Muslin is a gentle and lightweight, finely-woven cotton that is very ‘breathable.’

Percale

These sheets will be considered great to mid-range as percale sheets have a thread count higher than 180. Percale sheets are great for warm sleepers as they’re breathable and soft.

Sateen

Sateen sheets will be slightly heavier than percale and are therefore great for cool sleepers. These sheets also have a lustrous finish making them feel satiny.

Pima cotton

Pima is also known by its brand name, Supima cotton. This cotton will make sheets that are almost as soft and durable as Egyptian cotton. The fabric is made from a type of long fiber that is less likely to pill.

Flannel

Sheets made of flannel are brushed cotton for use in colder climates and for cold sleepers.

Tip: If you’re having a hard time deciding which sheets are best for you, try buying a set of pillowcases and trying them out for a few weeks.

Finish

To make the crisp, easily washed sheets that you commonly see at the store, companies often treat them with chemicals such as chlorine, formaldehyde and silicon. These chemicals may also prevent shrinking and maintain size.
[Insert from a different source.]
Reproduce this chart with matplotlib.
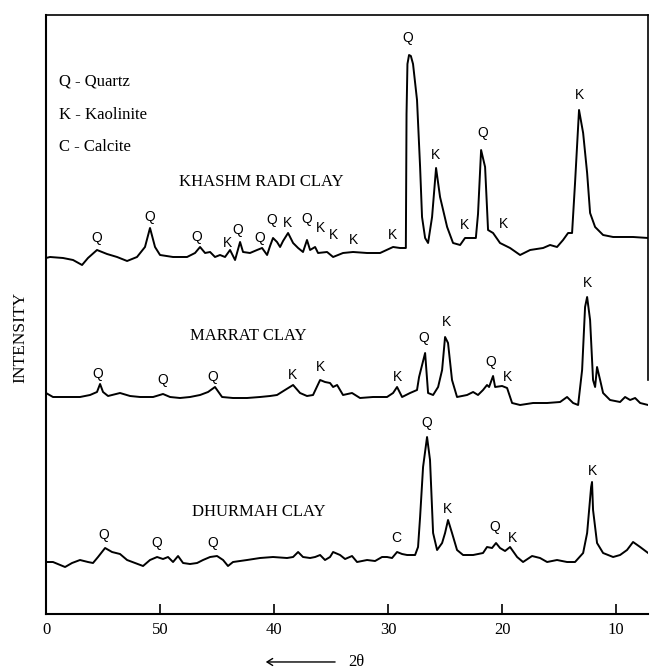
import matplotlib
matplotlib.use("Agg")
import matplotlib.pyplot as plt

# X-ray diffraction traces (2-theta in degrees, stacked intensity)
khashm_theta = [60.0, 59.65, 58.51, 57.63, 56.84, 56.32, 55.53, 54.65, 53.77, 52.89,
                52.02, 51.32, 50.88, 50.44, 50.0, 48.86, 47.63, 46.93, 46.49, 46.05,
                45.61, 45.18, 44.74, 44.30, 43.86, 43.42, 42.98, 42.72, 42.11, 41.49,
                41.05, 40.61, 40.35, 40.09, 39.74, 39.47, 39.21, 38.77, 38.33, 37.89,
                37.46, 37.11, 36.84, 36.40, 36.14, 35.35, 34.82, 33.95, 33.07, 31.84,
                30.70, 29.56, 28.95, 28.44, 28.38, 28.30, 28.16, 28.0, 27.81, 27.46,
                27.19, 27.02, 26.75, 26.49, 26.14, 25.79, 25.44, 24.82, 24.30, 23.68,
                23.25, 22.81, 22.30, 22.11, 21.84, 21.49, 21.23, 20.79, 20.18, 19.30,
                18.42, 17.54, 16.40, 15.79, 15.18, 14.65, 14.21, 13.86, 13.60, 13.25,
                12.89, 12.54, 12.28, 11.84, 11.14, 10.26, 9.39, 8.51, 7.19]
khashm_int = [356, 357, 356, 354, 349, 356, 364, 360, 357, 353,
              357, 367, 386, 367, 359, 357, 357, 361, 367, 361,
              362, 357, 359, 357, 364, 354, 372, 362, 361, 364,
              366, 359, 368, 376, 372, 367, 373, 381, 371, 366,
              362, 374, 364, 367, 361, 362, 357, 361, 362, 361,
              361, 367, 366, 366, 500, 550, 559, 558, 550, 514,
              447, 397, 376, 371, 397, 446, 417, 387, 371, 369,
              376, 376, 376, 400, 464, 447, 384, 381, 371, 366,
              359, 364, 366, 369, 367, 374, 381, 381, 431, 504,
              481, 441, 401, 387, 379, 377, 377, 377, 376]

marrat_theta = [60.0, 59.39, 58.16, 57.02, 56.14, 55.53, 55.26, 55.0, 54.56, 53.51,
                52.63, 51.75, 50.61, 49.74, 49.12, 48.25, 47.37, 46.49, 45.79, 45.18,
                44.56, 43.60, 42.37, 41.23, 40.35, 39.74, 39.04, 38.33, 37.72, 37.11,
                36.58, 35.96, 35.53, 35.09, 34.82, 34.47, 33.95, 33.16, 32.46, 31.32,
                30.09, 29.56, 29.21, 28.77, 28.07, 27.46, 27.28, 26.75, 26.49, 26.05,
                25.61, 25.26, 25.0, 24.74, 24.39, 23.95, 23.07, 22.54, 22.11, 21.67,
                21.32, 21.14, 20.79, 20.61, 20.0, 19.56, 19.12, 18.42, 17.28, 16.05,
                14.91, 14.30, 13.77, 13.33, 12.98, 12.72, 12.54, 12.28, 12.02, 11.84,
                11.67, 11.40, 11.14, 10.53, 9.65, 9.21, 8.77, 8.33, 7.89, 7.19]
marrat_int = [221, 217, 217, 217, 219, 222, 230, 222, 218, 221,
              218, 217, 217, 220, 217, 216, 217, 219, 222, 227,
              217, 216, 216, 217, 218, 219, 224, 229, 221, 218,
              219, 234, 232, 231, 227, 229, 219, 221, 216, 217,
              217, 221, 227, 217, 221, 224, 237, 261, 221, 219,
              227, 244, 277, 271, 234, 217, 219, 222, 219, 224,
              229, 227, 238, 227, 228, 226, 211, 209, 211, 211,
              212, 217, 211, 209, 244, 307, 317, 294, 234, 227,
              247, 234, 221, 214, 212, 217, 214, 216, 211, 209]

dhurmah_theta = [60.0, 59.39, 58.33, 57.72, 57.02, 56.32, 55.88, 55.44, 54.82, 54.21,
                 53.51, 52.89, 52.19, 51.49, 50.88, 50.26, 49.74, 49.30, 48.86, 48.42,
                 47.98, 47.37, 46.75, 46.23, 45.61, 45.0, 44.47, 44.04, 43.60, 42.37,
                 41.23, 40.09, 38.86, 38.33, 37.89, 37.46, 36.84, 36.40, 35.96, 35.53,
                 35.09, 34.82, 34.21, 33.77, 33.16, 32.72, 31.84, 31.14, 30.53, 30.09,
                 29.65, 29.21, 28.77, 28.33, 27.63, 27.37, 27.19, 26.93, 26.58, 26.32,
                 26.05, 25.70, 25.26, 25.0, 24.74, 24.39, 23.95, 23.42, 22.54, 21.67,
                 21.32, 20.88, 20.53, 20.18, 19.74, 19.30, 18.68, 18.16, 17.37, 16.67,
                 16.05, 15.18, 14.30, 13.60, 12.89, 12.54, 12.19, 12.11, 12.02, 11.67,
                 11.14, 10.26, 9.65, 9.04, 8.51, 7.89, 7.19]
dhurmah_int = [52, 52, 47, 51, 54, 52, 51, 57, 66, 62,
               60, 54, 51, 48, 54, 57, 55, 57, 52, 58,
               51, 50, 51, 54, 57, 58, 54, 48, 52, 54,
               56, 57, 56, 57, 62, 57, 56, 57, 59, 54,
               57, 62, 59, 55, 58, 52, 54, 53, 57, 57,
               56, 62, 60, 59, 59, 67, 97, 147, 177, 154,
               81, 64, 71, 81, 94, 81, 64, 59, 59, 61,
               67, 66, 71, 66, 63, 67, 57, 52, 58, 56,
               52, 54, 52, 52, 61, 81, 127, 132, 104, 71,
               61, 57, 59, 64, 72, 67, 61]

# peak identification letters (mineral, 2-theta, height of the letter)
khashm_peaks = ["Q", "Q", "Q", "K", "Q", "Q", "Q", "K", "Q", "K",
                "K", "K", "K", "Q", "K", "K", "Q", "K", "K"]
khashm_peak_theta = [55.53, 50.88, 46.75, 44.12, 43.16, 41.23, 40.18, 38.86, 37.11, 35.96,
                     34.82, 33.07, 29.65, 28.25, 25.88, 23.33, 21.67, 19.91, 13.25]
khashm_peak_int = [376, 397, 377, 371, 384, 376, 394, 391, 395, 386,
                   379, 374, 379, 576, 459, 389, 481, 390, 519]

marrat_peaks = ["Q", "Q", "Q", "K", "K", "K", "Q", "K", "Q", "K", "K"]
marrat_peak_theta = [55.44, 49.74, 45.35, 38.42, 35.96, 29.21, 26.84, 24.91, 20.96, 19.56, 12.54]
marrat_peak_int = [240, 234, 237, 239, 247, 237, 276, 292, 252, 237, 331]

dhurmah_peaks = ["Q", "Q", "Q", "C", "Q", "K", "Q", "K", "K"]
dhurmah_peak_theta = [54.91, 50.26, 45.35, 29.30, 26.58, 24.82, 20.61, 19.12, 12.11]
dhurmah_peak_int = [79, 71, 71, 76, 191, 105, 87, 76, 143]

sample_names = ["KHASHM RADI CLAY", "MARRAT CLAY", "DHURMAH CLAY"]
sample_label_theta = [41.14, 42.28, 41.32]
sample_label_int = [432, 278, 102]

key_lines = ["Q - Quartz", "K - Kaolinite", "C - Calcite"]
key_int = [532, 499, 467]

tick_values = [60, 50, 40, 30, 20, 10]
tick_labels = ["0", "50", "40", "30", "20", "10"]

serif = "Liberation Serif"
sans = "Liberation Sans"

fig = plt.figure(figsize=(6.51, 6.69), dpi=100)
ax = fig.add_axes([0.0707, 0.0822, 0.9247, 0.8954])

for th, inten in [(khashm_theta, khashm_int), (marrat_theta, marrat_int),
                  (dhurmah_theta, dhurmah_int)]:
    ax.plot(th, inten, color="black", lw=1.4, solid_joinstyle="round")

for names, th, inten in [(khashm_peaks, khashm_peak_theta, khashm_peak_int),
                         (marrat_peaks, marrat_peak_theta, marrat_peak_int),
                         (dhurmah_peaks, dhurmah_peak_theta, dhurmah_peak_int)]:
    for n, t, i in zip(names, th, inten):
        ax.text(t, i, n, ha="center", va="center", fontsize=10, family=sans)

for n, t, i in zip(sample_names, sample_label_theta, sample_label_int):
    ax.text(t, i, n, ha="center", va="center", fontsize=12, family=serif)

for line, i in zip(key_lines, key_int):
    ax.text(58.86, i, line, ha="left", va="center", fontsize=12, family=serif)

ax.set_xlim(60, 7.2)
ax.set_ylim(0, 599)
ax.set_yticks([])
ax.set_xticks(tick_values)
ax.set_xticklabels(tick_labels, family=serif, fontsize=12)
ax.tick_params(axis="x", direction="in", length=7, width=1.2, pad=6)

for side in ["left", "bottom"]:
    ax.spines[side].set_linewidth(1.5)
ax.spines["top"].set_linewidth(1.2)
ax.spines["right"].set_linewidth(1.2)
ax.spines["right"].set_bounds(234, 599)

fig.text(0.031, 0.496, "INTENSITY", rotation=90, ha="center", va="center",
         fontsize=12.5, family=serif)

fig.patches.append(matplotlib.patches.FancyArrowPatch(
    (0.519, 0.0105), (0.404, 0.0105), transform=fig.transFigure,
    arrowstyle="->,head_length=4,head_width=2.5", lw=1.0, color="black"))
fig.text(0.548, 0.0105, "2θ", ha="center", va="center", fontsize=12, family=serif)

fig.savefig("out.png", dpi=100)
If you want chemical-free sheets, look for sheets advertised as pure finish or organic sheets. The pure finish sheets may need ironing to keep away the wrinkles, but if you suffer from allergies, these could help. Organic sheets are made from cotton that is not treated with pesticides.

Dye

After the weaving process, the colours and patterns are added to sheets, giving them their unique character. Make sure to wash your sheets before use, they’ll get softer each time they’re washed. The most expensive sheets are made from dyed yarn, meaning there is no dying process after weaving.

Size

Choosing the correct size of sheets for your mattress is pertinent to getting the right set and it’s not as simple as picking out the queen set from the twin anymore. With mattresses ranging in height because of pillow tops and memory foam, so be sure to ask the couple you’re purchasing for before handing over your cash. Yes, it may alert them as to what you’re giving them as a wedding gift, but it’s better than disappointing them by giving them something they may not be able to use.